Mainstream media no longer controls the narrative on a policy subject. It must expect debate, and counter-narratives. The next best thing to influence a policy narrative is to speak up early and loudly in order to set the theme and tone of the discussion. L. Gordon Crovitz’s editorial in the WSJ serves this function in the global discussion on Internet politics and the forthcoming World Conference on International Communication of the International Telecommunications Union (ITU).
When one writes an article, one writes for at least two audiences: (a) the harried reader and (b) the reflective reader. The first is often in the majority – unless the subject is celebrity trysts. What counts are the buzz words in the title, subtitle, and the first, say, two paragraphs. So, what has Crovitz said?
One could go on highlighting such dog whistle terms, which are meant to leave the harried leader with the impression that there is a UN conspiracy afoot to grab hold of Internet governance. This sentiment is heightened when the article states: Mr. Toure [Secretary-General of ITU] said that the agenda for the December meeting, which will be held in Dubai, would not include ITU ‘governance’ of the Web. But he refused to have this reassurance written into the record, which is further evidence of a power grab. As indicated above, the ITU Secretariat does not set the Agenda, so it can only speak about rebus sic stantibus. It can neither force nor prohibit a discussion on governance. The evidence cited by Crovitz is baseless.
Nevertheless, enough markers have been scattered across the article to influence US opinion that there is a dark UN machination afoot in favour of authoritarian regimes. It does not matter that the allegation is baseless. It will stick in many minds, and unsticking it will take resources.
The rest of the article deals with substance. Here different strands of argument crisscross the article, some more, some less relevant. The core issue is, I think: How important it's been for the Internet to develop outside of multinational organizations, with technology companies, engineering associations and civil society groups having as much influence as governments.
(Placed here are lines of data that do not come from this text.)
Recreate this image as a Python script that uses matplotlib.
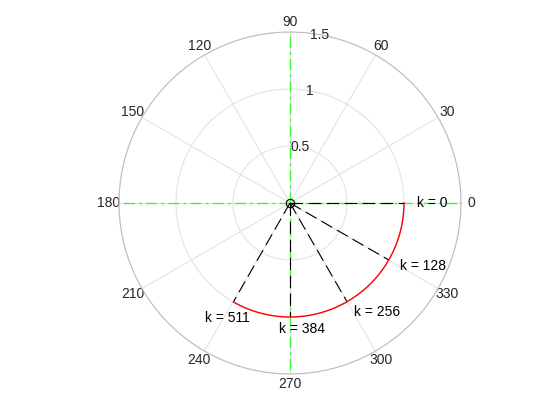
import matplotlib
matplotlib.use('Agg')
import numpy as np
import matplotlib.pyplot as plt

plt.rcParams['font.family'] = ['Liberation Sans', 'DejaVu Sans']
plt.rcParams['lines.scale_dashes'] = False

# chirp contour on the unit circle: 512 points spanning 0 .. -120 degrees
N = 512
arc_radius = 1.0
arc_span_deg = -120.0
marked_k = [0, 128, 256, 384, 511]
label_offsets_px = [(13, 0), (11, -6), (7, -10), (-11, -12), (-28, -16)]
r_ticks = [0.5, 1, 1.5]
theta_ticks = [0, 30, 60, 90, 120, 150, 180, 210, 240, 270, 300, 330]

k = np.arange(N)
theta = np.deg2rad(arc_span_deg) * k / N

fig = plt.figure(figsize=(5.6, 4.2), dpi=100)
ax = fig.add_axes([119 / 560, 46 / 420, 342 / 560, 342 / 420], projection='polar')

grid_col = '#e3e3e3'
text_col = '#262626'

# green reference axes through the origin
green = (0.2, 1.0, 0.2)
for ang in [0, 90, 180, 270]:
    a = np.deg2rad(ang)
    ax.plot([a, a], [0, 1.5], color=green, lw=1.0, ls=(0, (8, 3, 2, 3)), zorder=3)

# dashed lines to marked points
for kk in marked_k:
    ax.plot([0, theta[kk]], [0, arc_radius], color='black', lw=0.8, ls=(0, (9, 4)), zorder=4)

# arc
ax.plot(theta, np.full(N, arc_radius), color='red', lw=1.0, zorder=5)

# origin marker
ax.plot([0], [0], 'o', mfc='none', mec='black', ms=6, mew=0.8, zorder=6)

for kk, off in zip(marked_k, label_offsets_px):
    ax.annotate('k = %d' % kk, xy=(theta[kk], arc_radius), xytext=off,
                textcoords='offset pixels', ha='left', va='center',
                fontsize=10, color='black', zorder=7)

ax.set_ylim(0, 1.5)
ax.set_yticks(r_ticks)
ax.set_yticklabels([])
ax.set_xticks(np.deg2rad(theta_ticks))
ax.set_xticklabels([str(t) for t in theta_ticks], fontsize=10, color=text_col)
ax.tick_params(axis='x', pad=-3)
ax.grid(True, color=grid_col, lw=0.8)
ax.spines['polar'].set_color('#bdbdbd')
ax.spines['polar'].set_linewidth(0.8)

for r in r_ticks:
    ax.text(np.deg2rad(80), r, ('%g' % r), ha='center', va='center',
            fontsize=10, color=text_col, zorder=8)

fig.savefig('out.png', dpi=100)
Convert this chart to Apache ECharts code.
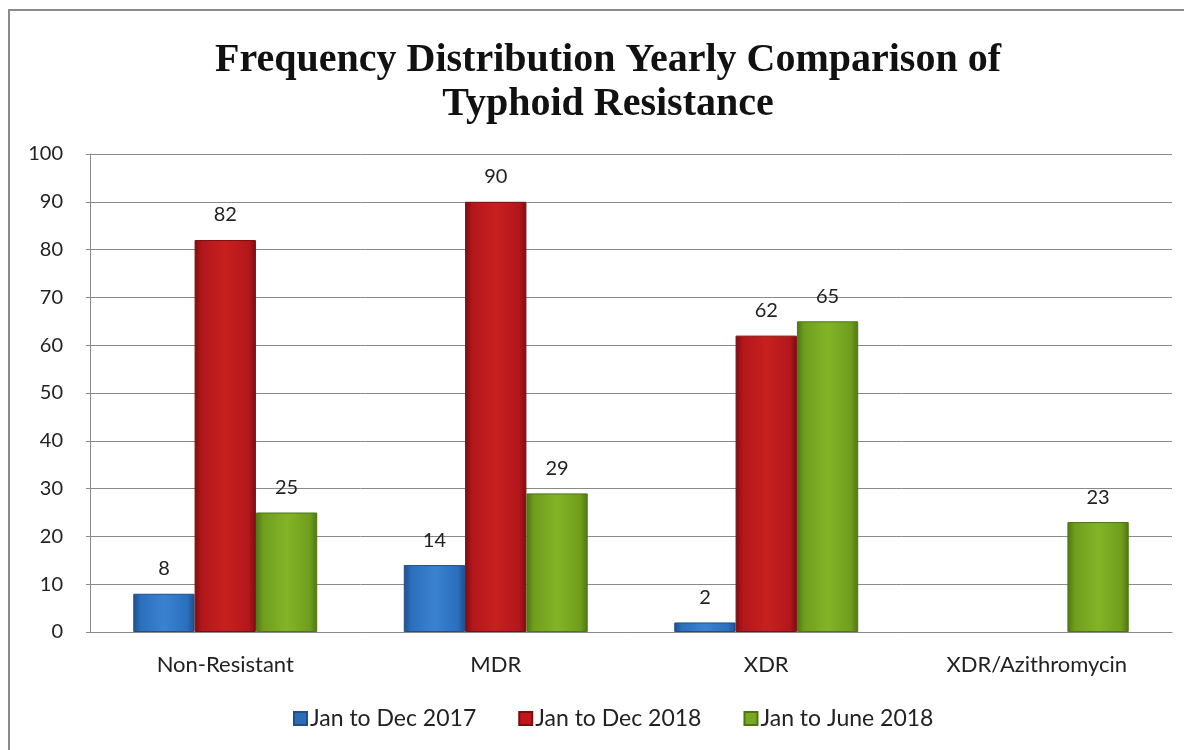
<!DOCTYPE html>
<html>
<head>
<meta charset="utf-8">
<script src="https://cdn.jsdelivr.net/npm/echarts@6/dist/echarts.min.js"></script>
<style>
  html, body { margin: 0; padding: 0; background: #fff; }
  #chart { width: 1184px; height: 750px; }
</style>
</head>
<body>
<div id="chart"></div>
<script>
// Resistance categories and counts per period
const categories = ['Non-Resistant', 'MDR', 'XDR', 'XDR/Azithromycin'];
const seriesNames = ['Jan to Dec 2017', 'Jan to Dec 2018', 'Jan to June 2018'];
const values2017 = [8, 14, 2, null];
const values2018 = [82, 90, 62, null];
const valuesJun2018 = [25, 29, 65, 23];
const yTicks = { min: 0, max: 100, interval: 10 };

const baseFont = 'Lato, "Open Sans", sans-serif';

// Bevelled look: horizontal gradient darker on the sides
function barFill(dark, mid, light) {
  return new echarts.graphic.LinearGradient(0, 0, 1, 0, [
    { offset: 0, color: dark },
    { offset: 0.12, color: mid },
    { offset: 0.5, color: light },
    { offset: 0.88, color: mid },
    { offset: 1, color: dark }
  ]);
}

const palettes = [
  { dark: '#1d4f8c', mid: '#2b6fbd', light: '#3a82d0', legend: '#2a6cb6' },
  { dark: '#7e0d10', mid: '#b3171b', light: '#c8201f', legend: '#c0171b' },
  { dark: '#4f7512', mid: '#6f9e1d', light: '#82b427', legend: '#78a822' }
];

const dataSets = [values2017, values2018, valuesJun2018];

const chart = echarts.init(document.getElementById('chart'), null, { renderer: 'canvas' });

chart.setOption({
  backgroundColor: '#fff',
  animation: false,
  title: {
    text: 'Frequency Distribution Yearly Comparison of\nTyphoid Resistance',
    left: 603,
    textAlign: 'center',
    top: 34,
    textStyle: {
      fontFamily: '"Liberation Serif", "Times New Roman", serif',
      fontWeight: 'bold',
      fontSize: 40,
      lineHeight: 44,
      color: '#111'
    }
  },
  graphic: [{
    type: 'rect',
    shape: { x: 9, y: 10, width: 1200, height: 800 },
    style: { fill: 'none', stroke: '#8a8a8a', lineWidth: 2 },
    silent: true,
    z: -1
  }],
  legend: {
    bottom: 15,
    left: 288,
    itemWidth: 13,
    itemHeight: 13,
    itemGap: 42,
    icon: 'rect',
    textStyle: { fontFamily: baseFont, fontSize: 23, color: '#222', padding: [0, 0, 0, -2] },
    data: seriesNames.map((n, i) => ({ name: n, itemStyle: { color: palettes[i].legend } }))
  },
  grid: { left: 90, right: 12, top: 154, bottom: 118, containLabel: false },
  xAxis: {
    type: 'category',
    data: categories,
    axisLine: { lineStyle: { color: '#8a8a8a', width: 1 } },
    axisTick: { show: false },
    axisLabel: { fontFamily: baseFont, fontSize: 22, color: '#222', margin: 22 }
  },
  yAxis: {
    type: 'value',
    min: yTicks.min,
    max: yTicks.max,
    interval: yTicks.interval,
    axisLine: { show: true, lineStyle: { color: '#8a8a8a' } },
    axisTick: { show: true, length: 4, lineStyle: { color: '#8a8a8a' } },
    axisLabel: { fontFamily: baseFont, fontSize: 20, color: '#222', margin: 27 },
    splitLine: { lineStyle: { color: '#8a8a8a', width: 1 } }
  },
  series: dataSets.map((d, i) => ({
    name: seriesNames[i],
    type: 'bar',
    data: d,
    barGap: '0%',
    barCategoryGap: '32%',
    itemStyle: {
      color: barFill(palettes[i].dark, palettes[i].mid, palettes[i].light),
      borderColor: palettes[i].dark,
      borderWidth: 1
    },
    label: {
      show: true,
      position: 'top',
      distance: 15,
      fontFamily: baseFont,
      fontSize: 20,
      color: '#222'
    }
  }))
});
</script>
</body>
</html>
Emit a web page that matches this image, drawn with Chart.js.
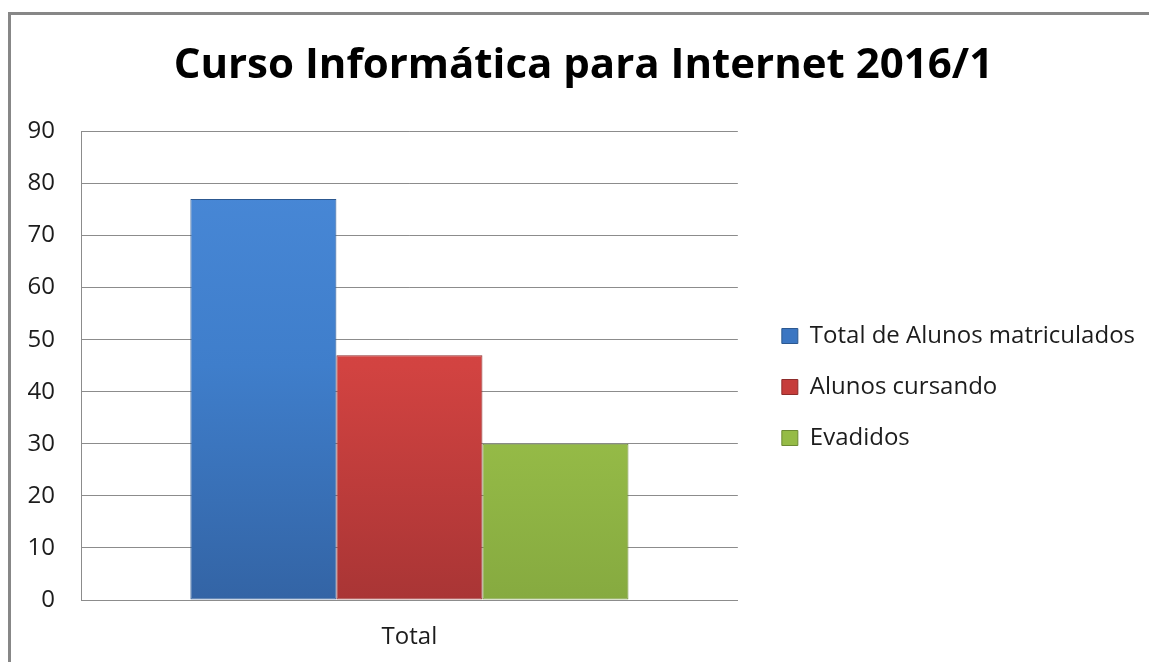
<!DOCTYPE html>
<html>
<head>
<meta charset="utf-8">
<script src="https://cdn.jsdelivr.net/npm/chart.js@4/dist/chart.umd.min.js"></script>
<style>
  html, body { margin: 0; padding: 0; background: #ffffff; }
  #wrap { position: relative; width: 1149px; height: 662px; overflow: hidden; }
  #c { position: absolute; left: 0; top: 0; }
  #frame { position: absolute; left: 8px; top: 12px; width: 1200px; height: 700px;
           border-left: 3px solid #878787; border-top: 3px solid #878787; pointer-events: none; }
</style>
</head>
<body>
<div id="wrap">
  <canvas id="c" width="1149" height="662"></canvas>
  <div id="frame"></div>
</div>
<script>
const titleText = '\u00a0\u00a0Curso Informática para Internet 2016/1';
const categories = ['Total'];
const seriesNames = ['Total de Alunos matriculados', 'Alunos cursando', 'Evadidos'];
const matriculados = [77];
const cursando = [47];
const evadidos = [30];
const yTicks = [0, 10, 20, 30, 40, 50, 60, 70, 80, 90];

const FONT = '"Open Sans", Lato, "DejaVu Sans", sans-serif';
const TEXT = '#1c1c1c';
const palette = [
  { top: '#4a8ad9', mid: '#3f7ecb', bot: '#3364a5', line: '#2c5890', solid: '#3b76c2' },
  { top: '#dc4a48', mid: '#d24341', bot: '#a93535', line: '#8e2c2b', solid: '#c63d3b' },
  { top: '#aad256', mid: '#9cc24a', bot: '#86aa40', line: '#6c8a33', solid: '#95bb46' }
];

function gradFor(i) {
  return function (ctx) {
    const chart = ctx.chart;
    const area = chart.chartArea;
    if (!area) return palette[i].solid;
    const g = chart.ctx.createLinearGradient(0, area.top, 0, area.bottom);
    g.addColorStop(0, palette[i].top);
    g.addColorStop(0.5, palette[i].mid);
    g.addColorStop(1, palette[i].bot);
    return g;
  };
}

const seriesData = [matriculados, cursando, evadidos];
const datasets = seriesNames.map((name, i) => ({
  label: name,
  data: seriesData[i],
  backgroundColor: gradFor(i),
  borderColor: palette[i].line,
  borderWidth: 1,
  borderSkipped: false,
  categoryPercentage: 0.667,
  barPercentage: 1.0
}));

new Chart(document.getElementById('c'), {
  type: 'bar',
  data: { labels: categories, datasets: datasets },
  options: {
    responsive: false,
    animation: false,
    devicePixelRatio: 1,
    layout: { padding: { left: 0, right: 4, top: 0, bottom: 0 } },
    plugins: {
      tooltip: { enabled: false },
      title: {
        display: true,
        text: titleText,
        color: '#000000',
        font: { family: FONT, size: 42, weight: 'bold', lineHeight: 1.2 },
        padding: { top: 41, bottom: 40 }
      },
      legend: {
        display: true,
        position: 'right',
        align: 'center',
        maxWidth: 480,
        title: { display: true, text: ' ', font: { size: 12, lineHeight: 1 }, padding: { top: 83, bottom: 0 } },
        labels: {
          boxWidth: 16,
          boxHeight: 15,
          padding: 44,
          color: TEXT,
          font: { family: FONT, size: 24, lineHeight: '7px' },
          generateLabels: function (chart) {
            return chart.data.datasets.map((ds, i) => ({
              text: [ds.label],
              fillStyle: palette[i].solid,
              strokeStyle: palette[i].line,
              fontColor: TEXT,
              lineWidth: 1,
              hidden: false,
              datasetIndex: i
            }));
          }
        }
      }
    },
    scales: {
      x: {
        grid: { display: false, drawTicks: false },
        border: { display: true, color: '#8c8c8c', width: 1 },
        ticks: { color: TEXT, font: { family: FONT, size: 24 }, padding: 23 },
        afterFit: function (s) { s.height = 62; }
      },
      y: {
        min: 0,
        max: 90,
        afterBuildTicks: function (s) { s.ticks = yTicks.map(v => ({ value: v })); },
        grid: { color: '#8c8c8c', lineWidth: 1, drawTicks: false },
        border: { display: true, color: '#8c8c8c', width: 1 },
        ticks: { color: TEXT, font: { family: FONT, size: 24 }, padding: 26 },
        afterFit: function (s) { s.width = 81; }
      }
    }
  }
});
</script>
</body>
</html>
This is an assertion, not an argument. How weak the argument actually is can be gleaned by the readiness of Internet companies to accommodate the wishes of authoritarian regimes. These regimes only have to threaten the company with exclusion from their market, and the company will find a way to comply.
Even if not threatened, the provider will be wary of running afoul of the government. Nazi Germany was seldom run by orders from Hitler himself. Rather, he expected everyone to operate towards the (implied) will of the Führer – he only intervened if things did not go the way he wished.
I’ve used the argument of guilt by association because the role of providers as second-removed and discretionary censors has barely been touched. Companies do not have to justify their exclusionary decisions – let alone respect civil rights. There is no recourse to national or international Courts of Justice. Is it sufficient to rely on the goodwill of Internet companies and nice words? Is an Internet run by companies the only alternative to so-called bad UN? Is there any other way that would engage both Internet companies, as guarantors of the Internet’s innovative dynamism, and the UN as the main place where the public policy issues should be addressed?
Crovitz has spoken early, loudly, and beside the point. But in so doing he has set the tone and theme of the argument. Serious discussion will now have to swim against a strong current of innuendos, errors, and irrelevant or incomplete arguments.
This is regrettable – but we live in a society where winning an argument is all that counts. Whether this is sustainable is another matter, one Crovitz does not seem to care about.
 L. Gordon CROVITZ (2012) The U.N. Wants to Run the Internet. WSJ May 8thhttp://online.wsj.com/article/SB10001424052702304749904577384281275240056.html
 A lesser issue, though high up in the article, is the following: Yet another idea is a new fee, payable whenever users access the Web ‘internationally’—whatever that means for a global Web, especially as servers increasingly are in the cloud, nowhere and everywhere—which would restore payments governments lost when international telephone charges fell. This would undermine the seamless nature of the Web. This is a second order issue: since the Internet is free, people who use the Internet for telephony can call long distance for free. The infrastructure provider is short-changed. There is surely some way to come to a fair agreement about how to pay for the physical infrastructure that carries Net traffic.